Efficient Frequency Allocation for Superconducting Quantum Processors Using Improved Optimization Techniques
Zewen Zhang, Pranav Gokhale, Jeffrey M. Larson
TL;DR
This work tackles frequency allocation for fixed-frequency superconducting qubits, where fabrication dispersion causes frequency collisions and reduces yield. It extends prior optimization by tightening constraints, introducing edgewise differences, optimizing edge orientation, and enabling multimodule boundary-aware design to scale to large processors. The combined methods raise the feasible dispersion threshold to about $6.5$ MHz and achieve yields above $10$ percent on large chips (e.g., square grids with thousands of qubits), while demonstrating practical scalability through multimodule assembly and open-source models.
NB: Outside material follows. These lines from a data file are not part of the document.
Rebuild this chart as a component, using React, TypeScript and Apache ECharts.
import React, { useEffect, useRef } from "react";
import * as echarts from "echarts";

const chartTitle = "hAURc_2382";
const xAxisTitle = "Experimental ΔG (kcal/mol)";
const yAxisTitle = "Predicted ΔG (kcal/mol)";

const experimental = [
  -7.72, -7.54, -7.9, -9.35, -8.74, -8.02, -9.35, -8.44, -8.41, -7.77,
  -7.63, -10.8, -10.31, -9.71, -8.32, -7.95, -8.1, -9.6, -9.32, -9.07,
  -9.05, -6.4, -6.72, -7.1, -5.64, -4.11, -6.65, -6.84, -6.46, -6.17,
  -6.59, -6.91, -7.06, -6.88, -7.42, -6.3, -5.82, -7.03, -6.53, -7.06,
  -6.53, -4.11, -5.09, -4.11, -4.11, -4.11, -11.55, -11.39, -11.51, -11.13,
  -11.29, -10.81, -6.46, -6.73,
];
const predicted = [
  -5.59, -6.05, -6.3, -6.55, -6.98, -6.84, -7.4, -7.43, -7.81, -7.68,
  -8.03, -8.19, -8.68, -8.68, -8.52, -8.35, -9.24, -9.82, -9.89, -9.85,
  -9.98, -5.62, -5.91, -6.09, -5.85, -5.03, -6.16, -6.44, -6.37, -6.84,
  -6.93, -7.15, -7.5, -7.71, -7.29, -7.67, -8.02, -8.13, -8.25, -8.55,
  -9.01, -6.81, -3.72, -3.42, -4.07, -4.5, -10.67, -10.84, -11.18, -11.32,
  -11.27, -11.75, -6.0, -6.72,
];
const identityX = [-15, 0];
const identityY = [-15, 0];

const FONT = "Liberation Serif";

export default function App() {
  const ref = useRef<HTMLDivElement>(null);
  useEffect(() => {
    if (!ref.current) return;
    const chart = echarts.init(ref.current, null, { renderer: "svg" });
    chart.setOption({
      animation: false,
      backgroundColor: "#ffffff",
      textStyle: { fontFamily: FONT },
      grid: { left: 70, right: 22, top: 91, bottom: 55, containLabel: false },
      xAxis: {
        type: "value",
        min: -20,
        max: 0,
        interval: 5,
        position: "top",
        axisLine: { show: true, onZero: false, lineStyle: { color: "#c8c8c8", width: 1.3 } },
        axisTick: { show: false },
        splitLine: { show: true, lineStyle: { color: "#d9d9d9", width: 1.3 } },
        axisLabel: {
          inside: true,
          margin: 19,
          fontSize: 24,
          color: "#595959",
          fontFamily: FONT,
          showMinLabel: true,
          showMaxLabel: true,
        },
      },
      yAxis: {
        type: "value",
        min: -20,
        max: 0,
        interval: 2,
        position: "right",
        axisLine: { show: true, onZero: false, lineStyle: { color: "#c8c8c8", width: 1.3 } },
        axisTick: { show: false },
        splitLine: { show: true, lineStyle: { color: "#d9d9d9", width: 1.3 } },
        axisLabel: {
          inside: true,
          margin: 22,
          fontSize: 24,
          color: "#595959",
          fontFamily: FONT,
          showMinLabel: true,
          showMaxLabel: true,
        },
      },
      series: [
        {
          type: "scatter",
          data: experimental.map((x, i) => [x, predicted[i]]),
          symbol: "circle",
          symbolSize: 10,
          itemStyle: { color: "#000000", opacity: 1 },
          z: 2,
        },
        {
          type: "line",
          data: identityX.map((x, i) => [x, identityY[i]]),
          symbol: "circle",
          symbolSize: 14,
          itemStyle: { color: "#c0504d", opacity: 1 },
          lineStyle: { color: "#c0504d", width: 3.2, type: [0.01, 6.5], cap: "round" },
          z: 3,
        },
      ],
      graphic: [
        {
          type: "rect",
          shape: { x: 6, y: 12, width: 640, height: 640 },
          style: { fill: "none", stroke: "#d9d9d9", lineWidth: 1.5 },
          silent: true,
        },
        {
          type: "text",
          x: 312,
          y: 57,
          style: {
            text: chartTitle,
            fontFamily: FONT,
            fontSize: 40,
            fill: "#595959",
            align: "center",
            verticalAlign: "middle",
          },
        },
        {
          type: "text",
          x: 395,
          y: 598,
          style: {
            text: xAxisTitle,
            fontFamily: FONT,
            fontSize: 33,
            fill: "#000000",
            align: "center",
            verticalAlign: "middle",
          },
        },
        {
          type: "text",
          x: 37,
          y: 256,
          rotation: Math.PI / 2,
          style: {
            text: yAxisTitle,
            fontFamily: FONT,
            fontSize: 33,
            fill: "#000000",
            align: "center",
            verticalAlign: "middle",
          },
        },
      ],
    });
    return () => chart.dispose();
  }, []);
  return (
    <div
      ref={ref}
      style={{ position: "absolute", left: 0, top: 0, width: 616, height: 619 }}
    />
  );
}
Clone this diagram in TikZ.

The approach offers a path toward more scalable, collision-robust quantum processors and can inform hardware designs and future optimization for broader platforms.
Abstract
Building on previous research on frequency allocation optimization for superconducting circuit quantum processors, this work incorporates several new techniques to improve overall solution quality. New features include tightening constraints, imposing edgewise differences, including edge orientation in the optimization, and integrating multimodule designs with various boundary conditions. These enhancements allow for greater flexibility in processor design by eliminating the need for handpicked orientations. We support the efficient assembly of large processors with dense connectivity by choosing the best boundary conditions. Examples demonstrate that, at low computational cost, the new optimization approach finds a frequency configuration for a square chip with over 1,000 qubits and over 10% yield at much larger dispersion levels than required by previous approaches.